The Uran-9 unmanned ground combat vehicle has the ability to resist firing of small arms ammunition and shell splinters. The steel armour plates of the hull offer protection for the vehicle suspension.

Sensors onboard Uran-9 unmanned ground vehicle

The robotic system is equipped with a wide range of remote-controlled sensor modules such as laser warning system, and electro-optic and thermal imaging cameras.

The onboard fire control system consists of automatic target detection, identification and tracking devices, as well as a ballistic computer. It is capable of detecting and tracking enemy targets travelling at a distance of 6km during the day and at 3km at night.

Uran-9 combat robot operation and control

The Uran-9 robot can be operated in either autonomous or manual mode. In autonomous mode, the vehicle can automatically identify, detect, track and defend enemy targets based on the pre-programmed path set by the operator. The vehicle uses detour path finding for obstacle avoidance in the autonomous mode.

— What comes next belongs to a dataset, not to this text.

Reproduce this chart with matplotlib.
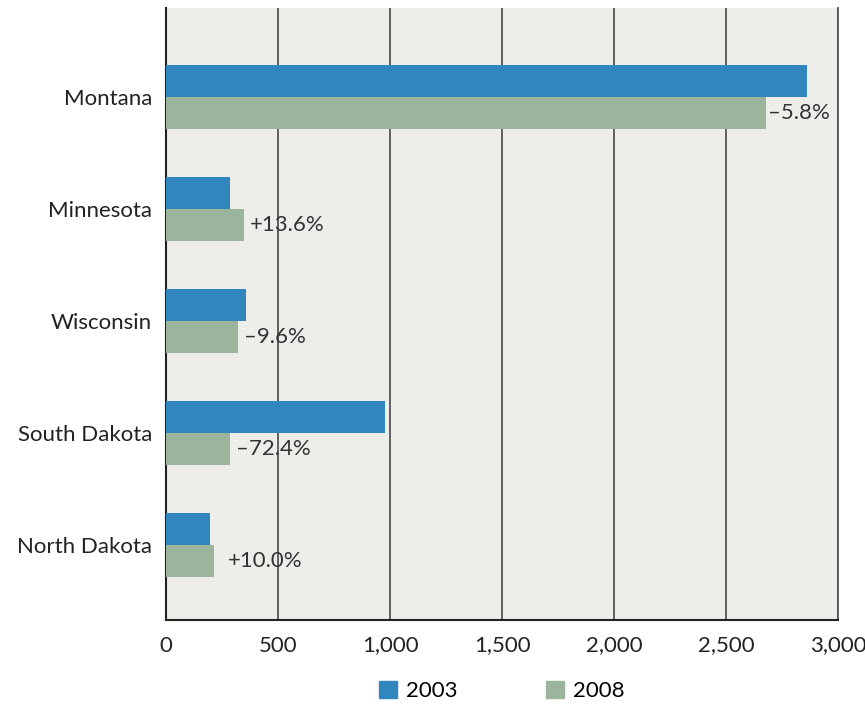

The Uran-9 robot is manually controlled by a single operator from a mobile command and control station mounted on a 6x6 tactical truck from a safe distance of 3km. It can also be controlled by means of a portable control panel, in the manual mode.

In addition, the vehicles are capable of moving autonomously in a column.

Uran-9 robot propulsion and performance

Power for the robot comes from a diesel-electric power plant, which provides a maximum speed of 35km/h on highways. The Uran-9 can travel at a maximum cross-country speed of 25km/h and can attain a maximum speed of 10km/h on off-road conditions.

The robot's tracked chassis offers increased cross-country mobility. The average specific ground pressure is 0.6kg/sq.